-- WHAT THE TASK REQUIRES --
What lines of the data hold the string "standalone"? Pull each one out.

▶

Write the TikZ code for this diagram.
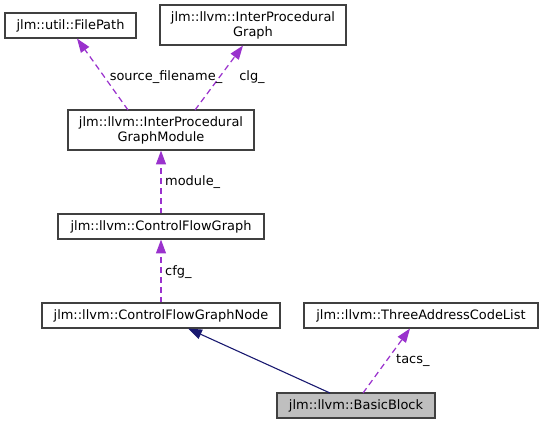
\documentclass[tikz,border=0pt]{standalone}
\usepackage{fontspec}
\setmainfont{DejaVu Sans}
\usetikzlibrary{arrows.meta}
\definecolor{edgepurple}{HTML}{9A32CD}
\definecolor{edgenavy}{HTML}{191970}
\definecolor{nodeborder}{HTML}{404040}
\definecolor{hilite}{HTML}{BFBFBF}
\begin{document}
\begin{tikzpicture}[x=1bp,y=-1bp,
  cls/.style={draw=nodeborder, line width=1.05pt, fill=white, inner sep=0pt, font=\fontsize{13}{15}\selectfont, align=center},
  usage/.style={color=edgepurple, line width=1.25pt, dash pattern=on 6pt off 4pt, -{Triangle[length=14pt,width=10pt,fill=edgepurple]}},
  inherit/.style={color=edgenavy, line width=1.1pt, -{Triangle[length=14pt,width=10pt,fill=edgenavy]}},
  lbl/.style={font=\fontsize{13}{15}\selectfont, inner sep=0pt}
]
\useasboundingbox (0,0) rectangle (543,424);
\node[cls, minimum width=131bp, minimum height=25bp] (fp) at (70.5,25.5) {jlm::util::FilePath};
\node[cls, minimum width=186bp, minimum height=40bp] (ipg) at (253,25) {jlm::llvm::InterProcedural\\Graph};
\node[cls, minimum width=186bp, minimum height=40bp] (ipgm) at (161,130) {jlm::llvm::InterProcedural\\GraphModule};
\node[cls, minimum width=206bp, minimum height=25bp] (cfg) at (161,226.5) {jlm::llvm::ControlFlowGraph};
\node[cls, minimum width=238bp, minimum height=25bp] (cfgn) at (161,315.5) {jlm::llvm::ControlFlowGraphNode};
\node[cls, minimum width=234bp, minimum height=25bp] (tac) at (421,315.5) {jlm::llvm::ThreeAddressCodeList};
\node[cls, fill=hilite, minimum width=158bp, minimum height=25bp] (bb) at (356,405.5) {jlm::llvm::BasicBlock};

\coordinate (bbL) at (330,393);
\coordinate (bbR) at (363,393);
\draw[inherit] (bbL) -- (188,328.5);
\draw[usage] (bbR) -- (tac.south -| 410,0);
\node[lbl, anchor=west] at (396,360) {tacs\_};
\draw[usage] (cfgn.north) -- (cfg.south);
\node[lbl, anchor=west] at (165,272) {cfg\_};
\draw[usage] (cfg.north) -- (ipgm.south);
\node[lbl, anchor=west] at (165,182) {module\_};
\coordinate (ipgmA) at (128,110);
\coordinate (ipgmB) at (195,110);
\draw[usage] (ipgmA) -- (fp.south -| 77,0);
\draw[usage] (ipgmB) -- (ipg.south -| 243,0);
\node[lbl] at (166,77) {source\_filename\_};
\node[lbl] at (252,77) {clg\_};
\end{tikzpicture}
\end{document}
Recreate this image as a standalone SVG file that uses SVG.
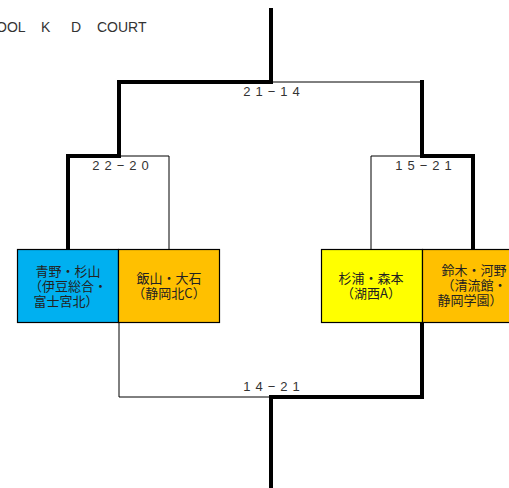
<svg xmlns="http://www.w3.org/2000/svg" width="509" height="488" viewBox="0 0 509 488">
<style>
.thick{stroke:#000;stroke-width:4;fill:none;stroke-linecap:square}
.thin{stroke:#000;stroke-width:1;fill:none}
.box{stroke:#000;stroke-width:1.2}
.name{font-family:"Noto Sans CJK JP","Noto Sans CJK SC",sans-serif;font-size:13px;fill:#222;text-anchor:middle}
.score{font-family:"Liberation Sans","DejaVu Sans",sans-serif;font-size:13px;fill:#333;text-anchor:middle;letter-spacing:5px}
.title{font-family:"Liberation Sans","DejaVu Sans",sans-serif;font-size:14px;fill:#333}
</style>
<rect width="509" height="488" fill="#fff"/>
<g id="title">
<text class="title" x="-4" y="32">OOL</text>
<text class="title" x="41" y="32">K</text>
<text class="title" x="71" y="32">D</text>
<text class="title" x="97" y="32">COURT</text>
</g>
<g id="connectors">
<polyline class="thick" points="271,10 271,82 119,82 119,156 68,156 68,249"/>
<polyline class="thin" points="271,82 422,82"/>
<polyline class="thick" points="422,82 422,156 473,156 473,249"/>
<polyline class="thin" points="119,156 169,156 169,249"/>
<polyline class="thin" points="422,156 371,156 371,249"/>
<polyline class="thin" points="119,323 119,397 271,397"/>
<polyline class="thick" points="422,323 422,397 271,397 271,488"/>
<text class="score" x="274" y="96">21−14</text>
<text class="score" x="123" y="170">22−20</text>
<text class="score" x="426" y="170">15−21</text>
<text class="score" x="274" y="391">14−21</text>
</g>
<g id="team1">
<rect class="box" x="17.5" y="249.5" width="101" height="73" fill="#00B0F0"/>
<text class="name" y="276"><tspan x="68">青野・杉山</tspan><tspan x="68" dy="15">（伊豆総合・</tspan><tspan x="66" dy="15">富士宮北）</tspan></text>
</g>
<g id="team2">
<rect class="box" x="118.5" y="249.5" width="101" height="73" fill="#FFC000"/>
<text class="name" y="283"><tspan x="169">飯山・大石</tspan><tspan x="169" dy="15">（静岡北C）</tspan></text>
</g>
<g id="team3">
<rect class="box" x="321.5" y="249.5" width="101" height="73" fill="#FFFF00"/>
<text class="name" y="283"><tspan x="371">杉浦・森本</tspan><tspan x="371" dy="15">（湖西A）</tspan></text>
</g>
<g id="team4">
<rect class="box" x="422.5" y="249.5" width="101" height="73" fill="#FFC000"/>
<text class="name" y="275"><tspan x="474">鈴木・河野</tspan><tspan x="474" dy="15">（清流館・</tspan><tspan x="470" dy="15">静岡学園）</tspan></text>
</g>
</svg>
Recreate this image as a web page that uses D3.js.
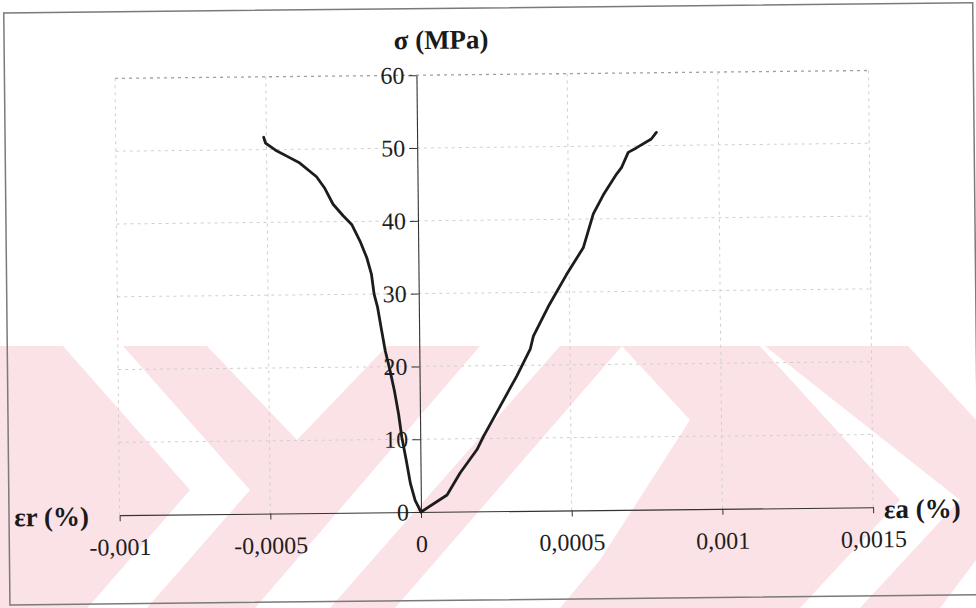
<!DOCTYPE html>
<html>
<head>
<meta charset="utf-8">
<script src="https://cdn.jsdelivr.net/npm/d3@7"></script>
<style>
  html, body { margin: 0; padding: 0; background: #fff; }
  text { font-family: "Liberation Serif", "Times New Roman", serif; }
</style>
</head>
<body>
<svg id="chart" width="976" height="608"></svg>
<script>
// radial strain side (εr, negative) and axial strain side (εa, positive)
const radialStrain = [0, -1.9e-5, -3.4e-5, -4.7e-5, -6.1e-5, -7.1e-5, -8.4e-5, -9.8e-5, -1.13e-4, -1.26e-4,
    -1.37e-4, -1.48e-4, -1.56e-4, -1.71e-4, -1.93e-4, -2.2e-4, -2.48e-4, -2.81e-4, -3.08e-4, -3.35e-4,
    -3.9e-4, -4.25e-4, -4.7e-4, -5.03e-4, -5.09e-4];
const radialStress = [0, 1.6, 3.9, 7.1, 10.3, 13.5, 16.7, 19.5, 22.2, 25.4,
    28.2, 30, 32.7, 35, 37.3, 39.6, 40.8, 42.4, 44.6, 46.2,
    48.1, 48.9, 49.9, 50.9, 51.7];
const axialStrain = [0, 8.7e-5, 1.31e-4, 1.88e-4, 2.1e-4, 2.66e-4, 3.22e-4, 3.68e-4, 3.79e-4, 4.29e-4,
    4.91e-4, 5.48e-4, 5.82e-4, 6.16e-4, 6.6e-4, 6.77e-4, 7.0e-4, 7.27e-4, 7.77e-4, 7.94e-4];
const axialStress = [0, 2.3, 5.3, 8.5, 10.3, 14.4, 18.5, 22.2, 24, 28.0,
    32.4, 36.1, 40.7, 43.3, 46.1, 47.0, 49.1, 49.7, 50.9, 51.8];

const xTicks = [-0.001, -0.0005, 0, 0.0005, 0.001, 0.0015];
const yTicks = [0, 10, 20, 30, 40, 50, 60];

const svg = d3.select('#chart');
const width = +svg.attr('width'),
    height = +svg.attr('height');

svg.append('rect').attr('width', width).attr('height', height).attr('fill', '#fff');

// scanned-page watermark (pink chevrons), not rotated
const wmTop = 346;
const watermark = [
    [[0, wmTop], [63, wmTop], [190, 490], [70, 628], [0, 628]],
    [[123, wmTop], [207, wmTop], [297, 440], [387, wmTop], [480, wmTop], [255, 608], [147, 608], [250, 490]],
    [[560, wmTop], [622, wmTop], [395, 608], [330, 608]],
    [[622, wmTop], [760, wmTop], [900, 500], [800, 608], [560, 608], [600, 560], [690, 420]],
    [[765, wmTop], [908, wmTop], [976, 420], [976, 560], [940, 608], [860, 608], [960, 500]]
];
svg.append('g').attr('class', 'watermark')
    .selectAll('polygon')
    .data(watermark)
    .enter().append('polygon')
    .attr('points', d => d.map(p => p.join(',')).join(' '))
    .attr('fill', '#fbe2e6');

const origin = [421, 512];
const g = svg.append('g')
    .attr('transform', 'rotate(-0.6,' + origin[0] + ',' + origin[1] + ')');

// outer frame of the figure
g.append('rect')
    .attr('x', 9).attr('y', 8.6)
    .attr('width', 969).attr('height', 592)
    .attr('fill', 'none')
    .attr('stroke', '#7a7a7a')
    .attr('stroke-width', 1.5);

const x = d3.scaleLinear().domain([-0.001, 0.0015]).range([origin[0] - 301.4, origin[0] + 452.1]);
const y = d3.scaleLinear().domain([0, 60]).range([origin[1], origin[1] - 436.8]);

const fmt = d => String(d).replace('.', ',');

// grid
g.append('g').selectAll('line.h')
    .data(yTicks.filter(v => v > 0))
    .enter().append('line')
    .attr('x1', x(-0.001)).attr('x2', x(0.0015))
    .attr('y1', d => y(d)).attr('y2', d => y(d))
    .attr('stroke', d => d === 60 ? '#a0a0a0' : '#cfcfcf')
    .attr('stroke-width', d => d === 60 ? 1.3 : 1)
    .attr('stroke-dasharray', '3,4');

g.append('g').selectAll('line.v')
    .data(xTicks.filter(v => v !== 0))
    .enter().append('line')
    .attr('x1', d => x(d)).attr('x2', d => x(d))
    .attr('y1', y(0)).attr('y2', y(60))
    .attr('stroke', '#cfcfcf')
    .attr('stroke-dasharray', '3,4');

// axes crossing at zero
const xAxis = g.append('g')
    .attr('transform', 'translate(0,' + y(0) + ')')
    .call(d3.axisBottom(x).tickValues(xTicks).tickFormat(fmt)
        .tickSize(6).tickSizeOuter(0).tickPadding(17));

const yAxis = g.append('g')
    .attr('transform', 'translate(' + x(0) + ',0)')
    .call(d3.axisLeft(y).tickValues(yTicks).tickFormat(fmt)
        .tickSize(8).tickSizeOuter(0).tickPadding(4));

[xAxis, yAxis].forEach(a => {
    a.attr('font-family', null);
    a.select('.domain').attr('stroke', '#333').attr('stroke-width', 1.1);
    a.selectAll('.tick line').attr('stroke', '#333');
    a.selectAll('.tick text')
        .attr('font-size', 24)
        .attr('fill', '#1e1e1e');
});

// curves
const line = d3.line().x(d => x(d[0])).y(d => y(d[1]));
const series = [
    d3.zip(radialStrain, radialStress),
    d3.zip(axialStrain, axialStress)
];
g.selectAll('path.curve')
    .data(series)
    .enter().append('path')
    .attr('class', 'curve')
    .attr('d', line)
    .attr('fill', 'none')
    .attr('stroke', '#1c1c1c')
    .attr('stroke-width', 2.8)
    .attr('stroke-linejoin', 'round')
    .attr('stroke-linecap', 'round');

// axis titles
g.append('text')
    .attr('x', 446).attr('y', 49)
    .attr('text-anchor', 'middle')
    .attr('font-size', 27).attr('font-weight', 'bold').attr('fill', '#1a1a1a')
    .text('σ (MPa)');

g.append('text')
    .attr('x', 14).attr('y', 522)
    .attr('font-size', 27).attr('font-weight', 'bold').attr('fill', '#1a1a1a')
    .text('εr (%)');

g.append('text')
    .attr('x', 884).attr('y', 523)
    .attr('font-size', 27).attr('font-weight', 'bold').attr('fill', '#1a1a1a')
    .text('εa (%)');
</script>
</body>
</html>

◀

-- RESPONSE TO THE EXERCISE --
\documentclass[tikz,border=0pt]{standalone}
Recreate this image as a standalone SVG file that uses SVG.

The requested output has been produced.